The implication is straightforward: passive index exposure under-delivers, and active managers willing to underwrite real selection have a structural tailwind for the first time in a decade.
Fixed income re-rated {#section-3}
Investment-grade credit at 5.5–6.5% all-in yield is genuinely attractive on a risk-adjusted basis. The catch is that credit quality is bifurcating: BBB-tier issuers facing maturity walls are a different story than A-tier with strong balance sheets. The 2026 fixed-income trade is not “buy the index” — it’s “buy the issuer-by-issuer underwriting.”

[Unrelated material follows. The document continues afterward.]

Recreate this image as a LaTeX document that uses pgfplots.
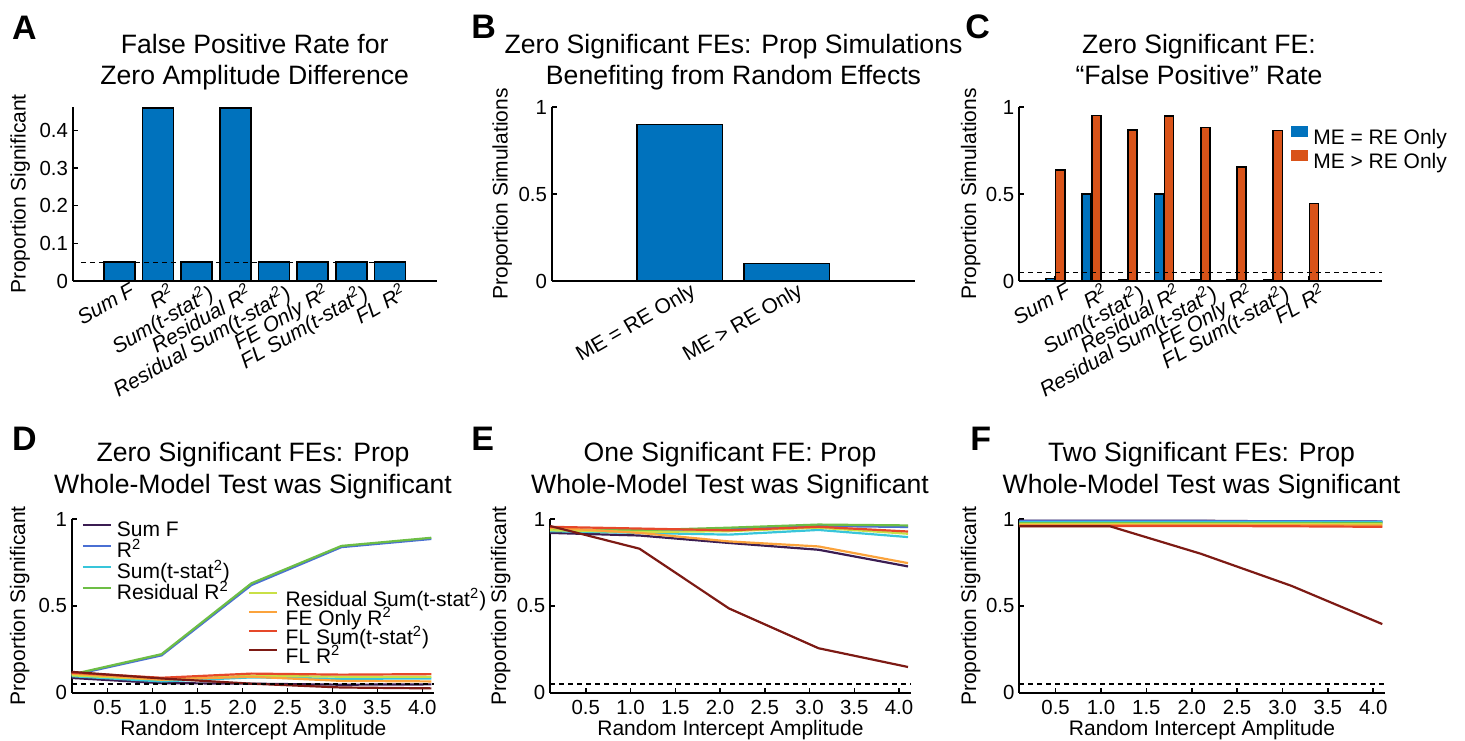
\documentclass[border=0pt]{standalone}
\usepackage{fontspec}
\setmainfont{Liberation Sans}
\usepackage{pgfplots}
\usepackage{pgfplotstable}
\pgfplotsset{compat=1.18}

\definecolor{mblue}{HTML}{0072BD}
\definecolor{morange}{HTML}{D95319}
\definecolor{cSumF}{HTML}{3B1D52}
\definecolor{cRsq}{HTML}{4A6FD3}
\definecolor{cSumT}{HTML}{38C5DA}
\definecolor{cResR}{HTML}{6DBE45}
\definecolor{cResT}{HTML}{C9E046}
\definecolor{cFE}{HTML}{FBA33C}
\definecolor{cFLT}{HTML}{E6482A}
\definecolor{cFLR}{HTML}{7D1A14}

\newcommand\titlefont{\fontsize{13.3pt}{15.5pt}\selectfont}
\newcommand\tickfont{\fontsize{10.2pt}{12pt}\selectfont}
\newcommand\labfont{\fontsize{10.5pt}{12.5pt}\selectfont}
\newcommand\letterfont{\fontsize{17pt}{20pt}\selectfont\bfseries}

% proportion of significant whole-model tests, per random intercept amplitude
\pgfplotstableread{
x    SumF  Rsq   SumT  ResR  ResT  FE    FLT   FLR
0.1  0.085 0.100 0.095 0.105 0.100 0.110 0.115 0.120
1.1  0.055 0.215 0.065 0.222 0.075 0.075 0.086 0.082
2.1  0.052 0.620 0.088 0.630 0.098 0.092 0.110 0.052
3.1  0.046 0.838 0.080 0.845 0.092 0.068 0.104 0.030
4.1  0.048 0.885 0.082 0.892 0.092 0.065 0.107 0.025
}\tabD
\pgfplotstableread{
x    SumF  Rsq   SumT  ResR  ResT  FE    FLT   FLR
0.1  0.920 0.935 0.930 0.940 0.935 0.950 0.955 0.960
1.1  0.905 0.935 0.920 0.935 0.925 0.920 0.945 0.829
2.1  0.862 0.940 0.910 0.950 0.930 0.871 0.935 0.485
3.1  0.823 0.960 0.937 0.968 0.950 0.842 0.955 0.256
4.1  0.727 0.954 0.896 0.963 0.915 0.746 0.928 0.148
}\tabE
\pgfplotstableread{
x    SumF  Rsq   SumT  ResR  ResT  FE    FLT   FLR
0.1  0.990 0.988 0.982 0.976 0.972 0.966 0.960 0.958
1.1  0.990 0.988 0.982 0.976 0.972 0.966 0.960 0.958
2.1  0.990 0.988 0.982 0.976 0.972 0.966 0.960 0.800
3.1  0.986 0.987 0.982 0.976 0.971 0.964 0.958 0.615
4.1  0.985 0.986 0.981 0.975 0.970 0.963 0.955 0.395
}\tabF

\pgfplotsset{
  mlax/.style={
    anchor=south west, scale only axis, axis lines=left,
    axis line style={line width=1pt,-},
    tick align=inside, major tick length=2.5pt,
    tick style={black, line width=0.8pt},
    tick label style={font=\tickfont},
    yticklabel style={inner sep=2.2pt, anchor=east},
    /pgf/number format/assume math mode=true,
    clip=false,
  },
  barax/.style={mlax, height=87pt,
    xticklabel style={rotate=30, anchor=north east, inner sep=0pt,
      xshift=4pt, yshift=-2.5pt, font=\labfont\itshape}},
  lineax/.style={mlax, height=86.85pt, xmin=0.1, xmax=4.13, ymin=0, ymax=1,
    ytick={0,0.5,1}, yticklabels={0,0.5,1},
    xtick={0.5,1,1.5,2,2.5,3,3.5,4},
    xticklabels={0.5,1.0,1.5,2.0,2.5,3.0,3.5,4.0},
    xticklabel style={inner sep=3.5pt},
    legend image code/.code={\draw[##1] (0pt,3.3pt) -- (14pt,3.3pt);}},
  lw/.style={line width=1.1pt},
  refline/.style={black, line width=0.65pt, dash pattern=on 2.5pt off 2pt},
  barsty/.style={ybar, draw=black, line width=0.8pt},
}

\newcommand\eightlines[1]{%
  \addplot[cSumF, lw] table[x=x, y=SumF]{#1};
  \addplot[cRsq,  lw] table[x=x, y=Rsq]{#1};
  \addplot[cSumT, lw] table[x=x, y=SumT]{#1};
  \addplot[cResR, lw] table[x=x, y=ResR]{#1};
  \addplot[cResT, lw] table[x=x, y=ResT]{#1};
  \addplot[cFE,   lw] table[x=x, y=FE]{#1};
  \addplot[cFLT,  lw] table[x=x, y=FLT]{#1};
  \addplot[cFLR,  lw] table[x=x, y=FLR]{#1};
  \addplot[refline] coordinates {(0.1,0.05) (4.13,0.05)};
}

\newcommand\measures{Sum F, R\textsuperscript{2}, Sum(t-stat\textsuperscript{2}),
  Residual R\textsuperscript{2}, Residual Sum(t-stat\textsuperscript{2}),
  FE Only R\textsuperscript{2}, FL Sum(t-stat\textsuperscript{2}), FL R\textsuperscript{2}}

\begin{document}
\begin{tikzpicture}
\path (0,0) rectangle (732.5pt,370pt);

% ---------- A ----------
\begin{axis}[barax, at={(36.35pt,229.5pt)}, width=182pt,
  xmin=-0.21, xmax=9.21, ymin=0, ymax=0.462,
  ytick={0,0.1,0.2,0.3,0.4}, yticklabels={0,0.1,0.2,0.3,0.4},
  xtick={1,2,3,4,5,6,7,8},
  xticklabels={Sum F, R\textsuperscript{2}, Sum(t-stat\textsuperscript{2}),
  Residual R\textsuperscript{2}, Residual Sum(t-stat\textsuperscript{2}),
  FE Only R\textsuperscript{2}, FL Sum(t-stat\textsuperscript{2}), FL R\textsuperscript{2}}]
\addplot[barsty, bar width=0.8, fill=mblue] coordinates
  {(1,0.05) (2,0.46) (3,0.05) (4,0.46) (5,0.05) (6,0.05) (7,0.05) (8,0.05)};
\addplot[refline] coordinates {(0,0.05) (8.4,0.05)};
\end{axis}

% ---------- B ----------
\begin{axis}[barax, at={(275.85pt,229.5pt)}, width=181.65pt,
  xmin=-0.2, xmax=3.2, ymin=0, ymax=1,
  ytick={0,0.5,1}, yticklabels={0,0.5,1},
  xtick={1,2}, xticklabels={ME = RE Only, ME > RE Only},
  xticklabel style={font=\labfont\upshape}]
\addplot[barsty, bar width=0.8, fill=mblue] coordinates {(1,0.90) (2,0.10)};
\end{axis}

% ---------- C ----------
\begin{axis}[barax, at={(509.5pt,229.5pt)}, width=181.35pt,
  xmin=0, xmax=10, ymin=0, ymax=1,
  ytick={0,0.5,1}, yticklabels={0,0.5,1},
  xtick={1,2,3,4,5,6,7,8},
  xticklabels={Sum F, R\textsuperscript{2}, Sum(t-stat\textsuperscript{2}),
  Residual R\textsuperscript{2}, Residual Sum(t-stat\textsuperscript{2}),
  FE Only R\textsuperscript{2}, FL Sum(t-stat\textsuperscript{2}), FL R\textsuperscript{2}},
  legend style={at={(0.749,0.888)}, anchor=north west, draw=none, fill=none,
    inner sep=0pt, outer sep=0pt, font=\labfont,
    nodes={inner sep=0pt, text height=7.6pt, text depth=2.4pt},
    row sep=0.5pt, column sep=2.5pt},
  legend cell align=left,
  legend image code/.code={\fill[#1, draw=none] (0pt,1pt) rectangle (8.8pt,6.5pt);}]
\addplot[barsty, bar width=0.25, bar shift=-0.135, fill=mblue] coordinates
  {(1,0.015) (2,0.501) (3,0.005) (4,0.501) (5,0.005) (6,0.008) (7,0.008) (8,0.003)};
\addlegendentry{ME = RE Only}
\addplot[barsty, bar width=0.25, bar shift=0.135, fill=morange] coordinates
  {(1,0.638) (2,0.952) (3,0.869) (4,0.948) (5,0.883) (6,0.654) (7,0.864) (8,0.445)};
\addlegendentry{ME > RE Only}
\addplot[refline] coordinates {(0,0.05) (10,0.05)};
\end{axis}

% ---------- D ----------
\begin{axis}[lineax, at={(35.85pt,23.65pt)}, width=181.15pt,
  legend entries={Sum F, R\textsuperscript{2}, Sum(t-stat\textsuperscript{2}), Residual R\textsuperscript{2}},
  legend style={at={(0.0276,0.9856)}, anchor=north west, draw=none, fill=none,
    inner sep=0pt, outer sep=0pt, font=\labfont,
    nodes={inner sep=0pt, text height=7.6pt, text depth=2.4pt},
    row sep=0.5pt, column sep=2.5pt},
  legend cell align=left]
\eightlines{\tabD}
\end{axis}
\begin{axis}[lineax, at={(35.85pt,23.65pt)}, width=181.15pt, hide axis,
  legend style={at={(0.4874,0.5866)}, anchor=north west, draw=none, fill=none,
    inner sep=0pt, outer sep=0pt, font=\labfont,
    nodes={inner sep=0pt, text height=7.6pt, text depth=1.4pt},
    row sep=0.5pt, column sep=3.6pt},
  legend cell align=left]
\addlegendimage{cResT, lw}
\addlegendentry{Residual Sum(t-stat\textsuperscript{2})}
\addlegendimage{cFE, lw}
\addlegendentry{FE Only R\textsuperscript{2}}
\addlegendimage{cFLT, lw}
\addlegendentry{FL Sum(t-stat\textsuperscript{2})}
\addlegendimage{cFLR, lw}
\addlegendentry{FL R\textsuperscript{2}}
\end{axis}

% ---------- E ----------
\begin{axis}[lineax, at={(275pt,23.65pt)}, width=180.35pt]
\eightlines{\tabE}
\end{axis}

% ---------- F ----------
\begin{axis}[lineax, at={(509.65pt,23.65pt)}, width=182.85pt]
\eightlines{\tabF}
\end{axis}

% panel letters
\node[anchor=base west, inner sep=0pt, font=\letterfont] at (5.85pt,350.35pt) {A};
\node[anchor=base west, inner sep=0pt, font=\letterfont] at (235.5pt,350.6pt) {B};
\node[anchor=base west, inner sep=0pt, font=\letterfont] at (482.5pt,350.85pt) {C};
\node[anchor=base west, inner sep=0pt, font=\letterfont] at (5.85pt,144.65pt) {D};
\node[anchor=base west, inner sep=0pt, font=\letterfont] at (235.5pt,144.9pt) {E};
\node[anchor=base west, inner sep=0pt, font=\letterfont] at (485pt,144.65pt) {F};

% titles
\begin{scope}[every node/.style={anchor=base, inner sep=0pt, font=\titlefont}]
\node at (127.35pt,343.35pt) {False Positive Rate for};
\node at (127.35pt,327.85pt) {Zero Amplitude Difference};
\node at (366.75pt,343.35pt) {Zero Significant FEs: Prop Simulations};
\node at (366.75pt,327.85pt) {Benefiting from Random Effects};
\node at (599.5pt,343.35pt) {Zero Significant FE:};
\node at (599.5pt,327.85pt) {“False Positive” Rate};
\node at (126.5pt,139.15pt) {Zero Significant FEs: Prop};
\node at (126.5pt,123.35pt) {Whole-Model Test was Significant};
\node at (365pt,139.15pt) {One Significant FE: Prop};
\node at (365pt,123.35pt) {Whole-Model Test was Significant};
\node at (600.75pt,139.15pt) {Two Significant FEs: Prop};
\node at (600.75pt,123.35pt) {Whole-Model Test was Significant};
\end{scope}

% axis labels
\begin{scope}[every node/.style={inner sep=0pt, font=\labfont}]
\node[rotate=90, anchor=base] at (12.75pt,273pt) {Proportion Significant};
\node[rotate=90, anchor=base] at (253.75pt,273pt) {Proportion Simulations};
\node[rotate=90, anchor=base] at (488pt,273pt) {Proportion Simulations};
\node[rotate=90, anchor=base] at (12.5pt,67pt) {Proportion Significant};
\node[rotate=90, anchor=base] at (253pt,67pt) {Proportion Significant};
\node[rotate=90, anchor=base] at (488pt,67pt) {Proportion Significant};
\node[anchor=base] at (126.7pt,2.5pt) {Random Intercept Amplitude};
\node[anchor=base] at (365.2pt,2.5pt) {Random Intercept Amplitude};
\node[anchor=base] at (601pt,2.5pt) {Random Intercept Amplitude};
\end{scope}
\end{tikzpicture}
\end{document}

Emerging markets {#section-4}
EM as a broad-beta trade has been disappointing for over a decade. 2026 is unlikely to change that. But selective EM — countries with current-account surpluses, real reform credibility, and reasonable political risk pricing — offer some of the best risk-adjusted equity opportunities globally. Names that come up consistently in our screens: India, Indonesia, Mexico, Vietnam.
Where we differ from consensus {#section-5}
Three places we sit differently from sell-side consensus going into 2026:
- We are less bearish on duration. The “rates stay higher for longer” trade is now consensus, which is usually a useful contrarian signal. We expect long-end yields to drift lower over the year as labour-market tightness eases.
- We are more cautious on US large-cap technology. The capex cycle is real but the multiples assume monopoly economics that the antitrust environment is unlikely to allow.
- We are more constructive on European industrials. Defence spending and energy reshoring are multi-year tailwinds that the European multiple doesn’t reflect.
The investors who navigate 2026 best will be the ones who treat the higher-rate regime as the baseline for valuation, not as an anomaly waiting to mean-revert. The investors who got 2022–2023 wrong did so because they were waiting for “normal” to come back; we think 2026 is normal, and the years between 2010 and 2021 were the anomaly.